--- EXERCISE MATERIAL ---

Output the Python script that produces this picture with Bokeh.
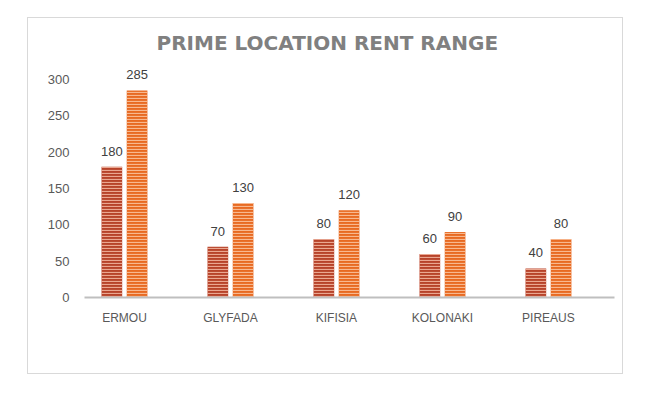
from bokeh.plotting import figure
from bokeh.models import ColumnDataSource, FixedTicker, Range1d
from bokeh.transform import dodge
from bokeh.core.properties import value
from bokeh.embed import file_html
from bokeh.resources import INLINE

locations = ["ERMOU", "GLYFADA", "KIFISIA", "KOLONAKI", "PIREAUS"]
rent_low = [180, 70, 80, 60, 40]
rent_high = [285, 130, 120, 90, 80]
y_ticks = [0, 50, 100, 150, 200, 250, 300]

idx = list(range(len(locations)))
src = ColumnDataSource(dict(
    x=idx,
    low=rent_low,
    high=rent_high,
    low_txt=[str(v) for v in rent_low],
    high_txt=[str(v) for v in rent_high],
))

p = figure(width=596, height=357, output_backend="svg", toolbar_location=None,
           x_range=Range1d(-0.377, 4.623), y_range=Range1d(0, 324.8),
           min_border_left=56, min_border_right=10, min_border_top=43, min_border_bottom=78)
p.margin = (17, 0, 0, 27)
p.styles = {"border": "1px solid #d9d9d9"}

p.outline_line_color = None
p.grid.visible = False
p.background_fill_color = "white"
p.border_fill_color = "white"

W = 0.195
OFF = 0.119
p.vbar(x=dodge("x", -OFF), top="low", width=W, source=src,
       fill_color="#b7432a", line_color=None,
       hatch_pattern="horizontal_line", hatch_color="#f3b9a3", hatch_scale=3, hatch_weight=1.2, hatch_alpha=0.85)
p.vbar(x=dodge("x", OFF), top="high", width=W, source=src,
       fill_color="#e86a22", line_color=None,
       hatch_pattern="horizontal_line", hatch_color="#fac6a2", hatch_scale=3, hatch_weight=1.2, hatch_alpha=0.85)

for off, col in ((-OFF, "low"), (OFF, "high")):
    p.text(x=dodge("x", off), y=col, text=col + "_txt", source=src,
           text_align="center", text_baseline="bottom", y_offset=-11,
           text_font_size="13px", text_color="#404040", text_font=value("Liberation Sans"))

# x axis
xa = p.xaxis[0]
xa.ticker = FixedTicker(ticks=idx)
xa.major_label_overrides = {i: name for i, name in enumerate(locations)}
xa.axis_line_color = "#bfbfbf"
xa.axis_line_width = 2
xa.major_tick_line_color = None
xa.minor_tick_line_color = None
xa.major_label_standoff = 7
xa.major_label_text_font_size = "12px"
xa.major_label_text_color = "#595959"
xa.major_label_text_font = "Liberation Sans"

# y axis
ya = p.yaxis[0]
ya.ticker = FixedTicker(ticks=y_ticks)
ya.axis_line_color = None
ya.major_tick_line_color = None
ya.minor_tick_line_color = None
ya.major_label_standoff = 9
ya.major_label_text_font_size = "13px"
ya.major_label_text_color = "#595959"
ya.major_label_text_font = "Liberation Sans"

# title
p.title.text = "PRIME LOCATION RENT RANGE"
p.title.align = "left"
p.title.offset = 72
p.title.text_font = "DejaVu Sans"
p.title.text_font_size = "20px"
p.title.text_font_style = "bold"
p.title.text_color = "#808080"
p.title.standoff = 14

open("out.html", "w").write(file_html(p, INLINE))
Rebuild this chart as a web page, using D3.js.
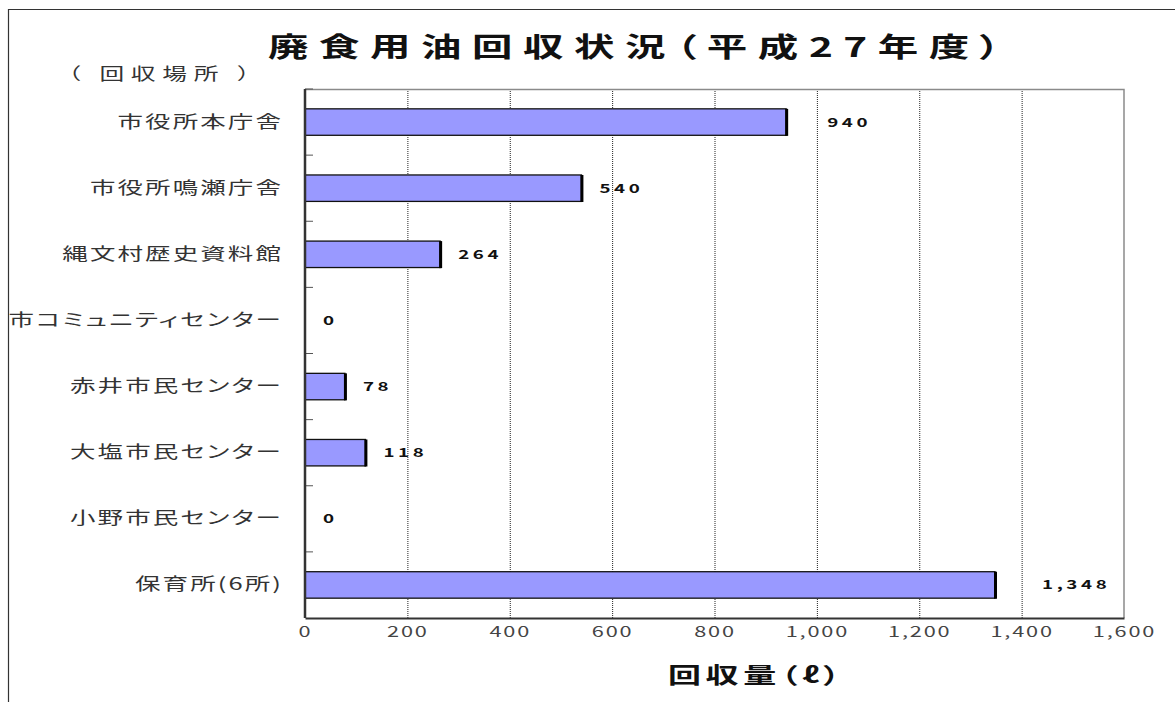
<!DOCTYPE html>
<html>
<head>
<meta charset="utf-8">
<script src="https://cdn.jsdelivr.net/npm/d3@7"></script>
<style>
  html, body { margin: 0; padding: 0; background: #fff; }
  svg { display: block; }
  text { font-family: "Noto Sans CJK JP", sans-serif; font-feature-settings: "palt"; }
</style>
</head>
<body>
<div id="root"></div>
<script>
// chart values
const categories = [
    "市役所本庁舎",
    "市役所鳴瀬庁舎",
    "縄文村歴史資料館",
    "市コミュニティセンター",
    "赤井市民センター",
    "大塩市民センター",
    "小野市民センター",
    "保育所(6所)"
];
const values = [940, 540, 264, 0, 78, 118, 0, 1348];
const xTicks = [0, 200, 400, 600, 800, 1000, 1200, 1400, 1600];

const titleText = "廃食用油回収状況（平成27年度）";
const yAxisTitle = "（ 回収場所 ）";
const xAxisTitle = "回収量（ℓ）";

// layout
const width = 1175, height = 702;
const margin = { top: 89, right: 51, bottom: 84, left: 305 };
const SX = 1.5;  // the original is stretched sideways, so every text is too
const labelNudge = { 0: 23, 7: 29 };   // hand moved labels in the original

const svg = d3.select("#root")
    .append("svg")
    .attr("width", width)
    .attr("height", height);

const x = d3.scaleLinear()
    .domain([0, 1600])
    .range([margin.left, width - margin.right]);

const y = d3.scaleBand()
    .domain(categories)
    .range([margin.top, height - margin.bottom])
    .paddingInner(0.6)
    .paddingOuter(0.3);

const step = y.step();

// outer frame (top + left only)
svg.append("path")
    .attr("d", `M8.5,${height} V9.5 H${width}`)
    .attr("fill", "none")
    .attr("stroke", "#333")
    .attr("stroke-width", 1.2);

// gridlines
svg.append("g")
    .attr("class", "grid")
    .attr("transform", `translate(0, ${height - margin.bottom})`)
    .call(d3.axisBottom(x)
        .tickValues(xTicks.filter(d => d > 0 && d < 1600))
        .tickSize(-(height - margin.top - margin.bottom))
        .tickFormat(""))
    .call(g => g.select(".domain").remove())
    .call(g => g.selectAll("line")
        .attr("stroke", "#222")
        .attr("stroke-dasharray", "1,1"));

// plot frame top / right
svg.append("path")
    .attr("d", `M${margin.left},${margin.top + 0.5} H${x(1600)} V${height - margin.bottom}`)
    .attr("fill", "none")
    .attr("stroke", "#8a8a8a")
    .attr("stroke-width", 1.5);

// bars
const bars = svg.append("g").attr("class", "bars");

bars.selectAll("rect.bar")
    .data(values)
    .enter()
    .append("rect")
        .attr("class", "bar")
        .attr("x", x(0))
        .attr("y", (d, i) => y(categories[i]))
        .attr("width", d => x(d) - x(0))
        .attr("height", y.bandwidth())
        .attr("fill", "#9999ff")
        .attr("stroke", "#111")
        .attr("stroke-width", 1.3);

// thick right edge (shadow look)
bars.selectAll("line.edge")
    .data(values.map((v, i) => ({ v, i })).filter(d => d.v > 0))
    .enter()
    .append("line")
        .attr("class", "edge")
        .attr("x1", d => x(d.v) + 0.5)
        .attr("x2", d => x(d.v) + 0.5)
        .attr("y1", d => y(categories[d.i]))
        .attr("y2", d => y(categories[d.i]) + y.bandwidth() + 0.6)
        .attr("stroke", "#000")
        .attr("stroke-width", 3);

// value labels
svg.append("g")
    .attr("class", "labels")
    .selectAll("text")
    .data(values)
    .enter()
    .append("text")
        .attr("transform", (d, i) => `translate(${x(d) + 18 + (labelNudge[i] || 0)}, ${y(categories[i]) + y.bandwidth() / 2}) scale(${SX},1)`)
        .attr("dy", "0.36em")
        .attr("font-family", "'Liberation Sans', Arial, sans-serif")
        .attr("font-weight", "bold")
        .attr("font-size", 12.5)
        .attr("letter-spacing", 2.4)
        .attr("fill", "#111")
        .text(d => d3.format(",")(d));

// y axis (labels at band centres, ticks at band edges)
const yAxis = svg.append("g")
    .attr("transform", `translate(${margin.left}, 0)`)
    .call(d3.axisLeft(y).tickSize(0).tickPadding(0));

yAxis.select(".domain").remove();
yAxis.selectAll("text")
    .attr("x", null)
    .attr("transform", `translate(-22,0) scale(${SX},1)`)
    .attr("font-size", 17)
    .attr("letter-spacing", 1.4)
    .attr("fill", "#333");

yAxis.selectAll("line.edge-tick")
    .data(categories)
    .enter()
    .append("line")
        .attr("class", "edge-tick")
        .attr("x1", 0)
        .attr("x2", 8)
        .attr("y1", d => y(d) - step * 0.3)
        .attr("y2", d => y(d) - step * 0.3)
        .attr("stroke", "#555");

yAxis.append("line")
    .attr("y1", margin.top)
    .attr("y2", height - margin.bottom)
    .attr("stroke", "#333")
    .attr("stroke-width", 2.5);

// x axis
const xAxis = svg.append("g")
    .attr("transform", `translate(0, ${height - margin.bottom})`)
    .call(d3.axisBottom(x)
        .tickValues(xTicks)
        .tickFormat(d3.format(","))
        .tickSize(0)
        .tickPadding(9));

xAxis.select(".domain")
    .attr("stroke", "#333")
    .attr("stroke-width", 1.8);
xAxis.selectAll("text")
    .attr("transform", `scale(${SX},1)`)
    .attr("font-family", "'Liberation Sans', Arial, sans-serif")
    .attr("font-size", 14.5)
    .attr("letter-spacing", 1.2)
    .attr("fill", "#444");

// titles
svg.append("text")
    .attr("id", "title")
    .attr("transform", `translate(268, 57) scale(${SX},1)`)
    .attr("font-size", 27)
    .attr("font-weight", "bold")
    .attr("fill", "#111")
    .attr("textLength", 732 / SX)
    .attr("lengthAdjust", "spacing")
    .text(titleText);

svg.append("text")
    .attr("transform", `translate(68, 80) scale(${SX},1)`)
    .attr("font-size", 16.5)
    .attr("letter-spacing", 4.5)
    .attr("fill", "#333")
    .text(yAxisTitle);

svg.append("text")
    .attr("transform", `translate(668, 683) scale(${SX},1)`)
    .attr("font-size", 22)
    .attr("font-weight", "bold")
    .attr("textLength", 172 / SX)
    .attr("lengthAdjust", "spacing")
    .attr("fill", "#111")
    .text(xAxisTitle);
</script>
</body>
</html>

---

- AIM: Go through the records line by line and count those containing the string "chart". Give only the total.

- TASK OUTPUT: 2